Sunday, November 25, 2012

It was a beautiful dream

Hello darkness, my old friend;
I've come to talk with you again.
Because a vision softly creeping,
Left its image while I was sleeping.
And the vision that was planted in my brain,
It still remains............in my closet.

 Hi everyone;
  Over the weekend, I've had time to consider my closet.   It's a theme I've thought about numerous times, so I hope you don't mind, but it's on my mind a lot.  But, perhaps that's just the thing:  As we think on something we come closer to the solution, and conversely, as we avoid something we hide from the very truth of it.  So, in order to be in control of my very life, I need to be in control of my closet - as it were - and that requires that I,at least, know the truth and can be comfortable with that truth. 
The Media and America
  The concept of a translucent closet is likely not new.  There have been some celebrities who came out only to have the world utter "duh".  And, there have been others who were dragged out kicking and screaming by a media and public intent upon knowing every iota of a celebrity's life - whether that tidbit of information is relevant to the world or not.  And, while some celebrities at least have the finances to leave their situation if need be, there are many who are not so blessed.  I read a story of a teenager who was quite forcibly removed from his closet by the betrayal of his brother, only to then be kicked out of his house at 15 to live on the streets where he was robbed, raped, beaten and starved before finding his way.  He still somehow is gay - even after all that negativity attached to the concept.  He must choose being gay over living at home, huh?

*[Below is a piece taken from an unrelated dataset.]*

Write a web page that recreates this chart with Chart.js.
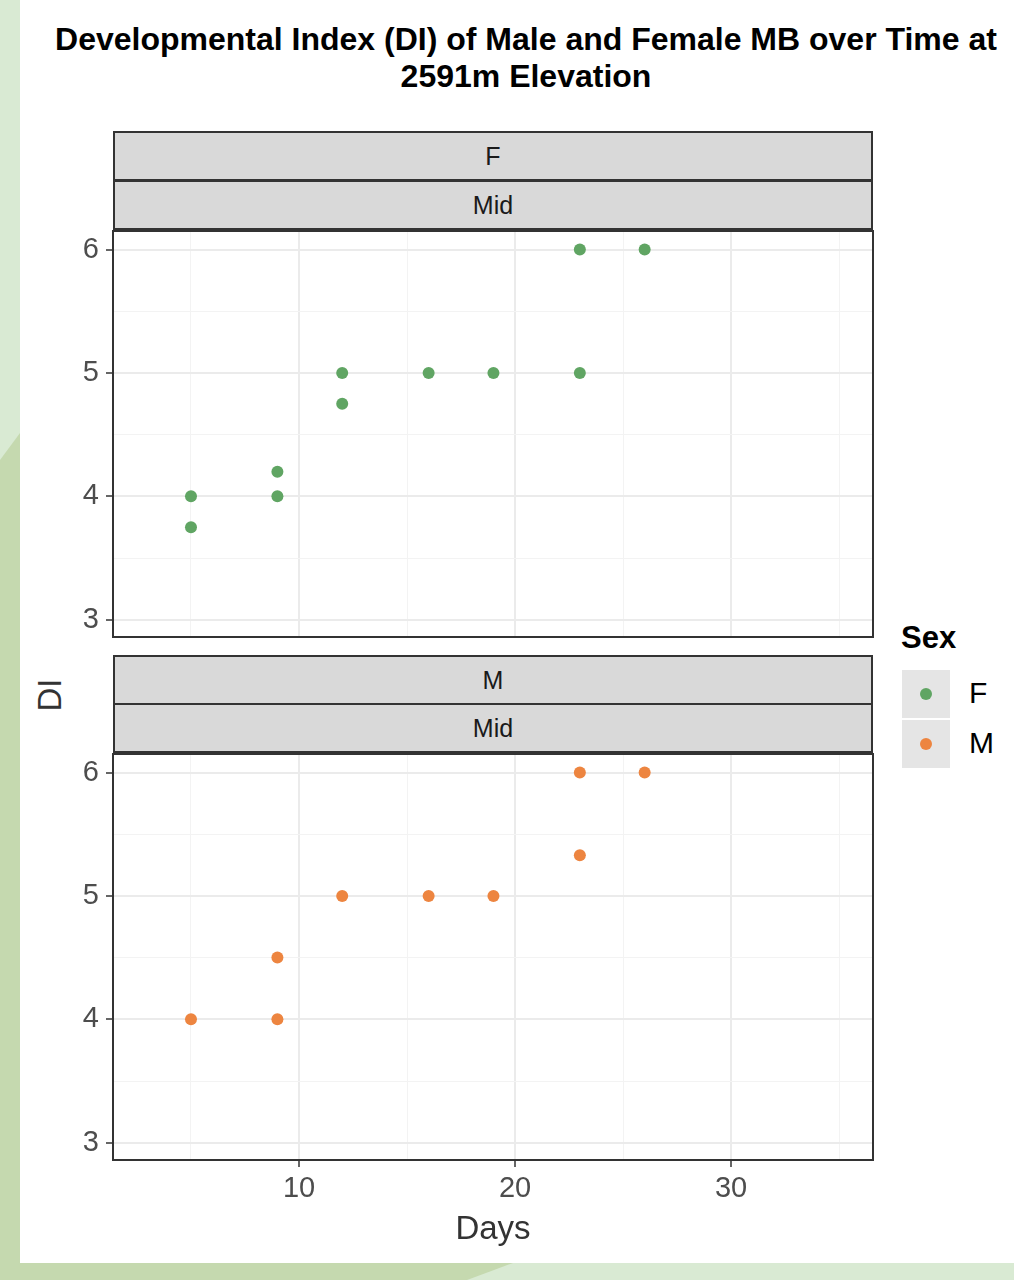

  So, who am I and what do I want from life?  I think I deserve to have a life the way I want, for the most part, don't you?  After all, I am a homeowner, ok - the mortgagor still owns a fair portion, I work more than a 40 hour week, I help my neighbors, I volunteer with community stray animal rescue, I pay my taxes, pay my bills and obligations, don't speed..... much....

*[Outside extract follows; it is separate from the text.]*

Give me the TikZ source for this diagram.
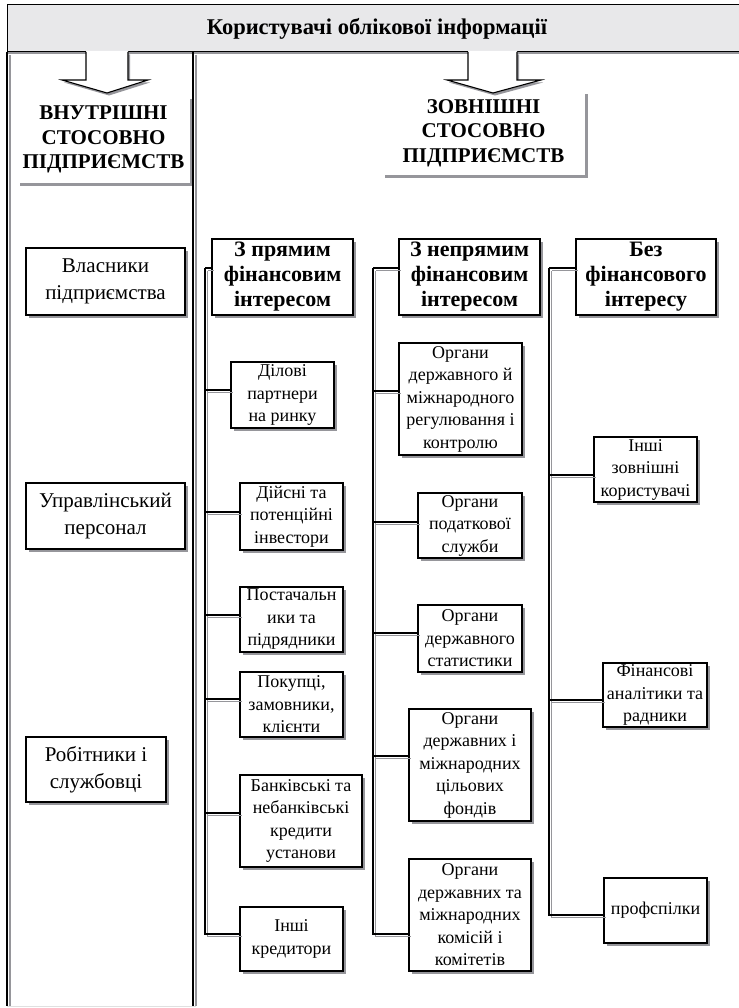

But, somehow, I don't count as much to society as the guy who has children - even who has numerous children that he doesn't care for. ?
  America has lost its' mind.  Like a bunch of sheep, it has allowed hypocrites and control freaks to declare, dictate, legislate and politicize my very freedom.  Who are they?  Where are they when my feet are cold, when I ache from loneliness and just want to know that I'm loved?  Why do they get a vote on who shares my bed, my life, when they aren't willing to be in my bed or my life?  This is not the way I wanted this article to go, but dammit I'm angry that groups like NOM and others get to put in their two cents when, quite frankly, they don't care!
  Well, angry is not how I want to live my life.... let me tell you about this dream I had last night:  I lived a great portion of my childhood within biking distance of the beach.  And, during my 14th summer, that is where I spent the majority of my days.  I would ride there in the morning after my chores were done, spend the day with friends or even alone in the sun and the surf, turning brown in the sun, then come home before the parents to finish off any chores before dinner.  It was a good summer, and quite frankly, my last good summer.  So, perhaps that's why I still dream of it at times.   And, that's where I was last night.  No one cared that I was holding hands with another man, that we were in love, that we were "out in the open".  We were just us, among a bunch of other "us"es.  It was a beautiful dream.